Mineralogical Notes on the "New Tourmalines from Nigeria"

by Paul F. Hlava

I assume that everyone in the faceting community has at least heard of the new find of tourmalines from Nigeria by now. Found west of the town of Ogbomosho, near the border with Benin, the stones are fair sized crystals, mostly pink to red but with some color zoning (at the terminations) to clear, blue, and green. In the Gem News section of the winter, 1998 issue of Gems and Gemology, (Vol. 34, no. 4, pp. 298-299) Karl Schmetzer gave a brief account of this new find. He included information on the crystallography, color zoning, optical properties, and mentioned that the pink color is probably due to the Mn3+ found by spectroscopic means. An article by Suzanne Wade in the January/February, 1999 issue of Colored Stone (Vol. 12, no. 1, p. 547) was slanted more toward marketing aspects and history of the deposit, but it did mention that the deposit is alluvial in nature. It also mentioned that some of the stones had an orange tint to their color.
In January, Steve and Nancy Attaway showed me a parcel of this material. We remarked on a number of unusual things about the stones including the variable amount of abrasion of the crystal faces and the orange cores present in some. The well-rounded crystals with frosted faces are good examples of material from true alluvial deposits. That is, the stones had been tumbled around and moved by stream action. The crystals with close to pristine surfaces are not truly alluvial but are probably eluvial (a rarely used term meaning the material is in place within a thoroughly weathered or rotten rock). The orange core of some of the stones is not so easily determined, and I borrowed a small crystal with an orange core to analyze with the electron microprobe. Since I could not take work time to run the analyses, I set up an overnight run to do 550+ analyses across the stone in 10 m steps after determining what elements were present.

Figure 1. shows a plot of the color causing elements which are manganese (Mn) and iron (Fe). The Mn is responsible for the strong pink hue (and probably as Mn3+ as noted by Schmetzer, above). Interestingly enough, the Mn is most abundant (0.40 weight% measured as MnO, I have no way of determining the valence. To convert to Mn2O3 multiply by 1.11) in the core of the stone, but that is where the color is orange. It appears to me that the Fe, while only present at the 0.08 weight% (measured as FeO) level (one-fifth of the Mn concentration), is able to modify the color to orange. It is possible that the Mn is present as Mn2+ in the core (corresponding to the sudden change in MnO concentration) but as Mn3+ in the rims. Mn2+ also colors tourmalines pink but much less intensely and would be more easily modified by the Fe. The outer zones of the crystal are Fe-free (the plot shows only analytical noise). There, the color is vivid purplish-pink, even though the Mn content is much lower. You might ask what elements are found in the clear, blue, and green zones. The answer is that I have not looked at these zones in this material. I have checked other elbaites and found that green zones are Fe-rich and Mn-free, while the clear zones between pink and green have approximately equal amounts of Mn and Fe. The two appear to cancel out each others colors! I have not personally analyzed blue tourmalines, but Fritsch and Rossman (G&G, Vol 24, 1988, no. 2, pp. 81-102) suggest Fe2+ and Ti4+ and a possible charge-transfer mechanism.

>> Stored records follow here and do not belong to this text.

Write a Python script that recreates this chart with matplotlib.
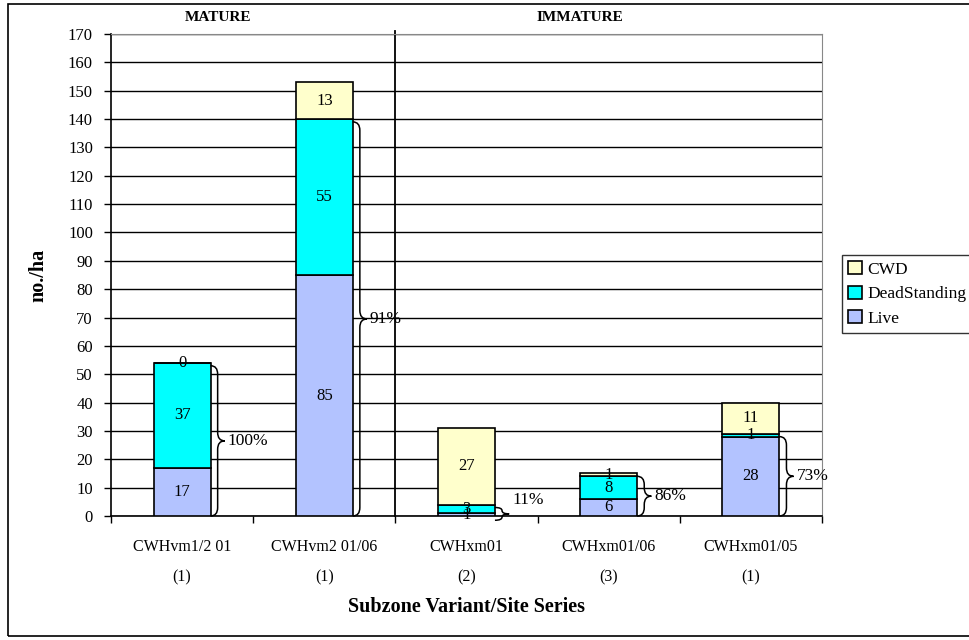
import matplotlib.pyplot as plt
from matplotlib.path import Path
from matplotlib.patches import PathPatch, Rectangle

plt.rcParams['font.family'] = ['Liberation Serif', 'DejaVu Serif']

# data
sites = ["CWHvm1/2 01", "CWHvm2 01/06", "CWHxm01", "CWHxm01/06", "CWHxm01/05"]
n_plots = ["(1)", "(1)", "(2)", "(3)", "(1)"]
live = [17, 85, 1, 6, 28]
dead = [37, 55, 3, 8, 1]
cwd = [0, 13, 27, 1, 11]
pct_labels = ["100%", "91%", "11%", "86%", "73%"]
brace_top = [53, 139, 3, 14, 28]
groups = ["MATURE", "IMMATURE"]

col_cwd = "#FFFFCC"
col_dead = "#00FFFF"
col_live = "#B3C3FF"

fig = plt.figure(figsize=(9.69, 6.4), dpi=100)
ax = fig.add_axes([111/969, 1 - 516/640, (822-111)/969, (516-34)/640])

x = list(range(len(sites)))
w = 0.4
b1 = ax.bar(x, live, w, color=col_live, edgecolor="black", lw=1.2, label="Live", zorder=3)
b2 = ax.bar(x, dead, w, bottom=live, color=col_dead, edgecolor="black", lw=1.2,
            label="DeadStanding", zorder=3)
bot = [a + b for a, b in zip(live, dead)]
b3 = ax.bar(x, cwd, w, bottom=bot, color=col_cwd, edgecolor="black", lw=1.2,
            label="CWD", zorder=3)

fs = 12
for i in x:
    ax.text(i, live[i] / 2, str(live[i]), ha="center", va="center", fontsize=fs, zorder=5)
    ax.text(i, live[i] + dead[i] / 2, str(dead[i]), ha="center", va="center", fontsize=fs, zorder=5)
    ax.text(i, bot[i] + cwd[i] / 2, str(cwd[i]), ha="center", va="center", fontsize=fs, zorder=5)


def brace(ax, x0, y0, y1, bw):
    ym = (y0 + y1) / 2
    d = min(3.0, (y1 - y0) / 4)
    xm = x0 + bw / 2
    verts = [(x0, y0), (xm, y0), (xm, y0 + d),
             (xm, ym - d), (xm, ym), (x0 + bw, ym),
             (xm, ym), (xm, ym + d),
             (xm, y1 - d), (xm, y1), (x0, y1)]
    codes = [Path.MOVETO, Path.CURVE3, Path.CURVE3,
             Path.LINETO, Path.CURVE3, Path.CURVE3,
             Path.CURVE3, Path.CURVE3,
             Path.LINETO, Path.CURVE3, Path.CURVE3]
    ax.add_patch(PathPatch(Path(verts, codes), fill=False, lw=1.1, color="black",
                           zorder=4, clip_on=False))
    return ym


for i in x:
    y0 = -1.5 if brace_top[i] < 5 else 0
    ym = brace(ax, i + w / 2, y0, brace_top[i], 0.1)
    ty = ym if brace_top[i] >= 5 else ym + 5
    ax.text(i + w / 2 + 0.12, ty, pct_labels[i], ha="left", va="center", fontsize=12.5, zorder=5)

ax.set_xlim(-0.5, 4.5)
ax.set_ylim(0, 170)
ax.set_yticks(range(0, 171, 10))
ax.set_xticks([i - 0.5 for i in range(6)])
ax.set_xticklabels([])
ax.tick_params(axis="both", direction="out", length=5, width=1, labelsize=12, pad=8)
ax.yaxis.grid(True, color="black", lw=1)
ax.set_axisbelow(True)
for s in ["top", "right"]:
    ax.spines[s].set_color("#888888")
ax.spines["left"].set_linewidth(1.2)
ax.spines["bottom"].set_linewidth(1.2)
ax.axvline(1.5, ymin=0, ymax=1.007, color="black", lw=1.3, clip_on=False, zorder=2)

tr = ax.get_xaxis_transform()
for i in x:
    ax.text(i, -0.064, sites[i], transform=tr, ha="center", va="center", fontsize=11.5)
    ax.text(i, -0.127, n_plots[i], transform=tr, ha="center", va="center", fontsize=11.5)
ax.text(2.0, -0.188, "Subzone Variant/Site Series", transform=tr, ha="center", va="center",
        fontsize=14.5, fontweight="bold")
ax.text(0.25, 1.034, groups[0], transform=tr, ha="center", va="center", fontsize=11, fontweight="bold")
ax.text(2.8, 1.034, groups[1], transform=tr, ha="center", va="center", fontsize=11, fontweight="bold")
ax.set_ylabel("no./ha", fontsize=14.5, fontweight="bold", labelpad=14)

leg = fig.legend(handles=[b3, b2, b1], loc="upper left", bbox_to_anchor=(842/969, 1 - 255/640),
                 frameon=True, fancybox=False, edgecolor="black", fontsize=12.5,
                 handlelength=0.8, handleheight=0.8, handletextpad=0.3, borderpad=0.35,
                 labelspacing=0.45, borderaxespad=0)
leg.get_frame().set_linewidth(1)

fig.patches.append(Rectangle((8/969, 4/640), 1.0, 1 - 8/640, transform=fig.transFigure,
                             fill=False, edgecolor="black", lw=1.2))

plt.savefig("out.png", dpi=100)
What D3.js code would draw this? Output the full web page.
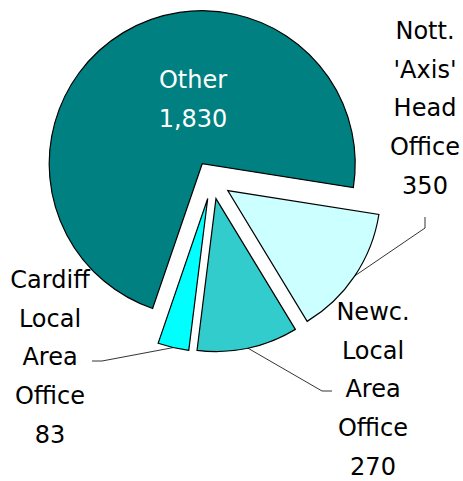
<!DOCTYPE html>
<html>
<head>
<meta charset="utf-8">
<script src="https://cdn.jsdelivr.net/npm/d3@7"></script>
<style>
  html, body { margin: 0; padding: 0; background: #fff; }
  svg { display: block; }
  text { font-family: Tahoma, "DejaVu Sans", sans-serif; font-size: 24px; }
</style>
</head>
<body>
<div id="chart"></div>
<script>
// Staff by office
const categories = ["Nott. 'Axis' Head Office", "Newc. Local Area Office", "Cardiff Local Area Office", "Other"];
const values = [350, 270, 83, 1830];
const labelLines = [
  ["Nott.", "'Axis'", "Head", "Office"],
  ["Newc.", "Local", "Area", "Office"],
  ["Cardiff", "Local", "Area", "Office"],
  ["Other"]
];
const colors = ["#CCFFFF", "#33CCCC", "#00FFFF", "#008080"];

const width = 463, height = 481;
const cx = 212, cy = 180, radius = 153, explode = 19;
const lineStep = 38.7;

// label block placement and leader elbows
const labelLayout = [
  { x: 425, y: 39, fill: "#000", leader: [[425, 217], [425, 228]] },
  { x: 373, y: 320, fill: "#000", leader: [[332, 391], [322, 391]] },
  { x: 50, y: 288, fill: "#000", leader: [[92, 361], [102, 361]] },
  { x: 193, y: 88, fill: "#fff", leader: null }
];

const data = categories.map((c, i) => ({ category: c, value: values[i], lines: labelLines[i] }));

const svg = d3.select("#chart").append("svg")
  .attr("width", width).attr("height", height);

const deg = Math.PI / 180;
const pie = d3.pie().value(d => d.value).sort(null)
  .startAngle(99 * deg).endAngle(459 * deg);
const arcs = pie(data);
const arc = d3.arc().innerRadius(0).outerRadius(radius);

const mid = a => (a.startAngle + a.endAngle) / 2;
const offset = a => [explode * Math.sin(mid(a)), -explode * Math.cos(mid(a))];

const g = svg.append("g").attr("transform", `translate(${cx},${cy})`);

g.selectAll("path.slice").data(arcs).join("path")
  .attr("class", "slice")
  .attr("transform", a => `translate(${offset(a)[0]},${offset(a)[1]})`)
  .attr("d", arc)
  .attr("fill", (a, i) => colors[i])
  .attr("stroke", "#000")
  .attr("stroke-width", 1.2)
  .attr("stroke-linejoin", "miter");

// leader lines from the rim of each slice to its label
const fmt = d3.format(",");
arcs.forEach((a, i) => {
  const L = labelLayout[i];
  if (!L.leader) return;
  const o = offset(a);
  const rim = [cx + o[0] + radius * Math.sin(mid(a)), cy + o[1] - radius * Math.cos(mid(a))];
  const pts = L.leader.concat([rim]);
  svg.append("path")
    .attr("d", d3.line()(pts))
    .attr("fill", "none")
    .attr("stroke", "#000")
    .attr("stroke-width", 0.8);
});

// labels: category name lines followed by the value
arcs.forEach((a, i) => {
  const L = labelLayout[i];
  const lines = a.data.lines.concat([fmt(a.data.value)]);
  const t = svg.append("text")
    .attr("text-anchor", "middle")
    .attr("fill", L.fill);
  lines.forEach((s, k) => {
    t.append("tspan").attr("x", L.x).attr("y", L.y + k * lineStep).text(s);
  });
});
</script>
</body>
</html>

Three other elements that I analyzed in this stone, calcium (Ca), sodium (Na), and bismuth (Bi), show interesting patterns (Fig. 2). Ions of all three of these are quite close in size, and they would share occupancy of the alkali site (the W-site) in the tourmaline structure. Because Ca is, by far, the most abundant of the three, there is not enough aluminum (Al) to satisfy the X-site. Thus, there must be Li in the structure, and Fe and Mn are only present as traces. These tourmalines are probably liddicoatites rather than elbaites or other species. (End-member liddicoatite would contain just under 6 weight% CaO.) I had never heard of tourmalines with Bi in them, and I thought that this was a new development. When I was in Tucson, I chatted about these stones with the folks from Coast-To-Coast Gems. Brad Wilson mentioned that Bi is found in other tourmalines from Lundazi, Zambia. I later called Brad, and he directed me to the article by Johnson, et al. in the Fall, 1997 issue of Gems and Gemology, pp. 204-211 titled "Multicolored Bismuth-Bearing Tourmaline from Lundazi, Zambia". This article mentions several other references to Bi-bearing tourmalines, including those from Paraiba. It does appear that these Nigerian tourmalines have higher concentrations than any of the other reported occurrences.

One last item before I close. Several people have commented to me on the troubles they had polishing the stones they faceted from this kind of material. To some, the material acted a lot harder to polish than the tourmalines they are used to. Others said that it seemed to polish easier, and a third group noted nothing different. Mike Gray (Coast-To-Coast Gems) mentioned that areas near the edge of some stones show stress colors in the polariscope and/or empty tubes. I am going to defer judgement on these things until more data becomes available, but it definitely looks like these things bear more investigation.